### Brief:
Return each line of the data below verbatim; pictures are to be left out.

### Recorded data:
◇ ◇ ◇ ◇ ◇ ◇ ◇
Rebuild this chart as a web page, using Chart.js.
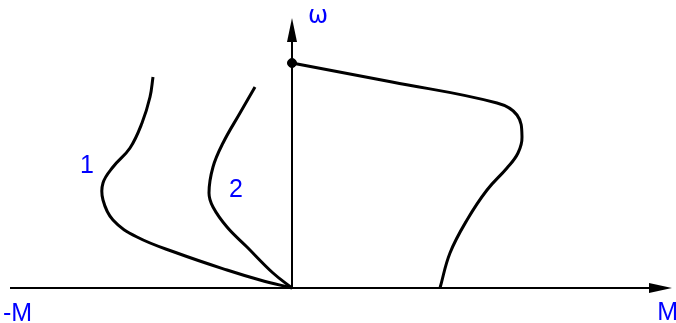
<!DOCTYPE html>
<html>
<head>
<meta charset="utf-8">
<script src="https://cdn.jsdelivr.net/npm/chart.js@4/dist/chart.umd.min.js"></script>
<style>
  html, body { margin: 0; padding: 0; background: #fff; }
  #wrap { width: 676px; height: 323px; }
</style>
</head>
<body>
<div id="wrap"><canvas id="c" width="676" height="323"></canvas></div>
<script>
// Torque (M) vs speed (ω) characteristics, in axis units with the origin at (0, 0).
const motorM = [0, 100, 205, 225, 230, 226, 215, 195, 175, 158, 148];
const motorW = [225, 206, 185, 173, 151, 135, 120, 98, 68, 35, 0];

const curve1M = [-139, -142, -150, -162, -179, -189, -189, -179, -155, -115, -65, -32, 0];
const curve1W = [211, 191, 165, 140, 121, 105, 88, 68, 51, 35, 18, 8, 0];

const curve2M = [-37, -52, -69, -79, -83, -79, -65, -45, -19, 0];
const curve2W = [201, 175, 145, 121, 95, 81, 61, 41, 15, 0];

// No-load point on the ω axis
const idleM = [0];
const idleW = [225];

// Axis extents and text labels
const axisM = [-282, 380];
const axisW = [0, 270];
const curveLabels = ['1', '2'];
const curveLabelM = [-205, -56];
const curveLabelW = [122, 98];

const toPoints = (xs, ys) => xs.map((x, i) => ({ x: x, y: ys[i] }));

const axesAndLabels = {
  id: 'axesAndLabels',
  afterDatasetsDraw(chart) {
    const { ctx, scales: { x, y } } = chart;
    ctx.save();
    ctx.strokeStyle = '#000';
    ctx.fillStyle = '#000';
    ctx.lineWidth = 2;
    // horizontal axis with arrow
    const y0 = y.getPixelForValue(0);
    const xa = x.getPixelForValue(axisM[0]);
    const xb = x.getPixelForValue(axisM[1]);
    ctx.beginPath(); ctx.moveTo(xa, y0); ctx.lineTo(xb - 10, y0); ctx.stroke();
    ctx.beginPath();
    ctx.moveTo(xb, y0); ctx.lineTo(xb - 23, y0 - 5); ctx.lineTo(xb - 23, y0 + 5); ctx.closePath(); ctx.fill();
    // vertical axis with arrow
    const x0 = x.getPixelForValue(0);
    const ya = y.getPixelForValue(axisW[0]);
    const yb = y.getPixelForValue(axisW[1]);
    ctx.beginPath(); ctx.moveTo(x0, ya); ctx.lineTo(x0, yb + 10); ctx.stroke();
    ctx.beginPath();
    ctx.moveTo(x0, yb); ctx.lineTo(x0 - 5, yb + 24); ctx.lineTo(x0 + 5, yb + 24); ctx.closePath(); ctx.fill();

    // text labels
    ctx.fillStyle = '#0000ff';
    ctx.textAlign = 'center';
    ctx.textBaseline = 'middle';
    ctx.font = '25px "Liberation Sans", Arial, sans-serif';
    curveLabels.forEach((t, i) => {
      ctx.fillText(t, x.getPixelForValue(curveLabelM[i]), y.getPixelForValue(curveLabelW[i]));
    });
    ctx.textBaseline = 'alphabetic';
    ctx.textAlign = 'left';
    ctx.fillText('-M', 3, 321);
    ctx.textAlign = 'right';
    ctx.fillText('M', 678, 320);
    ctx.textAlign = 'center';
    ctx.font = '24px "DejaVu Sans", sans-serif';
    ctx.fillText('ω', x0 + 26, 23);
    ctx.restore();
  }
};

const lineStyle = { borderColor: '#000', borderWidth: 3, pointRadius: 0, showLine: true, tension: 0.4, fill: false };

new Chart(document.getElementById('c'), {
  type: 'scatter',
  data: {
    datasets: [
      Object.assign({ data: toPoints(motorM, motorW) }, lineStyle),
      Object.assign({ data: toPoints(curve1M, curve1W) }, lineStyle),
      Object.assign({ data: toPoints(curve2M, curve2W) }, lineStyle),
      { data: toPoints(idleM, idleW), pointRadius: 4.5, pointBackgroundColor: '#000', pointBorderColor: '#000', showLine: false }
    ]
  },
  options: {
    responsive: false,
    animation: false,
    layout: { padding: 0, autoPadding: false },
    plugins: { legend: { display: false }, tooltip: { enabled: false } },
    scales: {
      x: { type: 'linear', min: -292, max: 384, display: false },
      y: { type: 'linear', min: -35, max: 288, display: false }
    }
  },
  plugins: [axesAndLabels]
});
</script>
</body>
</html>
◇ ◇ ◇ ◇ ◇ ◇ ◇
### Complete answer:
Rebuild this chart as a web page, using Chart.js.
<!DOCTYPE html>
<html>
<head>
<meta charset="utf-8">
<script src="https://cdn.jsdelivr.net/npm/chart.js@4/dist/chart.umd.min.js"></script>
<style>
  html, body { margin: 0; padding: 0; background: #fff; }
  #wrap { width: 676px; height: 323px; }
</style>
</head>
<body>
<div id="wrap"><canvas id="c" width="676" height="323"></canvas></div>
<script>
// Torque (M) vs speed (ω) characteristics, in axis units with the origin at (0, 0).
const motorM = [0, 100, 205, 225, 230, 226, 215, 195, 175, 158, 148];
const motorW = [225, 206, 185, 173, 151, 135, 120, 98, 68, 35, 0];

const curve1M = [-139, -142, -150, -162, -179, -189, -189, -179, -155, -115, -65, -32, 0];
const curve1W = [211, 191, 165, 140, 121, 105, 88, 68, 51, 35, 18, 8, 0];

const curve2M = [-37, -52, -69, -79, -83, -79, -65, -45, -19, 0];
const curve2W = [201, 175, 145, 121, 95, 81, 61, 41, 15, 0];

// No-load point on the ω axis
const idleM = [0];
const idleW = [225];

// Axis extents and text labels
const axisM = [-282, 380];
const axisW = [0, 270];
const curveLabels = ['1', '2'];
const curveLabelM = [-205, -56];
const curveLabelW = [122, 98];

const toPoints = (xs, ys) => xs.map((x, i) => ({ x: x, y: ys[i] }));

const axesAndLabels = {
  id: 'axesAndLabels',
  afterDatasetsDraw(chart) {
    const { ctx, scales: { x, y } } = chart;
    ctx.save();
    ctx.strokeStyle = '#000';
    ctx.fillStyle = '#000';
    ctx.lineWidth = 2;
    // horizontal axis with arrow
    const y0 = y.getPixelForValue(0);
    const xa = x.getPixelForValue(axisM[0]);
    const xb = x.getPixelForValue(axisM[1]);
    ctx.beginPath(); ctx.moveTo(xa, y0); ctx.lineTo(xb - 10, y0); ctx.stroke();
    ctx.beginPath();
    ctx.moveTo(xb, y0); ctx.lineTo(xb - 23, y0 - 5); ctx.lineTo(xb - 23, y0 + 5); ctx.closePath(); ctx.fill();
    // vertical axis with arrow
    const x0 = x.getPixelForValue(0);
    const ya = y.getPixelForValue(axisW[0]);
    const yb = y.getPixelForValue(axisW[1]);
    ctx.beginPath(); ctx.moveTo(x0, ya); ctx.lineTo(x0, yb + 10); ctx.stroke();
    ctx.beginPath();
    ctx.moveTo(x0, yb); ctx.lineTo(x0 - 5, yb + 24); ctx.lineTo(x0 + 5, yb + 24); ctx.closePath(); ctx.fill();

    // text labels
    ctx.fillStyle = '#0000ff';
    ctx.textAlign = 'center';
    ctx.textBaseline = 'middle';
    ctx.font = '25px "Liberation Sans", Arial, sans-serif';
    curveLabels.forEach((t, i) => {
      ctx.fillText(t, x.getPixelForValue(curveLabelM[i]), y.getPixelForValue(curveLabelW[i]));
    });
    ctx.textBaseline = 'alphabetic';
    ctx.textAlign = 'left';
    ctx.fillText('-M', 3, 321);
    ctx.textAlign = 'right';
    ctx.fillText('M', 678, 320);
    ctx.textAlign = 'center';
    ctx.font = '24px "DejaVu Sans", sans-serif';
    ctx.fillText('ω', x0 + 26, 23);
    ctx.restore();
  }
};

const lineStyle = { borderColor: '#000', borderWidth: 3, pointRadius: 0, showLine: true, tension: 0.4, fill: false };

new Chart(document.getElementById('c'), {
  type: 'scatter',
  data: {
    datasets: [
      Object.assign({ data: toPoints(motorM, motorW) }, lineStyle),
      Object.assign({ data: toPoints(curve1M, curve1W) }, lineStyle),
      Object.assign({ data: toPoints(curve2M, curve2W) }, lineStyle),
      { data: toPoints(idleM, idleW), pointRadius: 4.5, pointBackgroundColor: '#000', pointBorderColor: '#000', showLine: false }
    ]
  },
  options: {
    responsive: false,
    animation: false,
    layout: { padding: 0, autoPadding: false },
    plugins: { legend: { display: false }, tooltip: { enabled: false } },
    scales: {
      x: { type: 'linear', min: -292, max: 384, display: false },
      y: { type: 'linear', min: -35, max: 288, display: false }
    }
  },
  plugins: [axesAndLabels]
});
</script>
</body>
</html>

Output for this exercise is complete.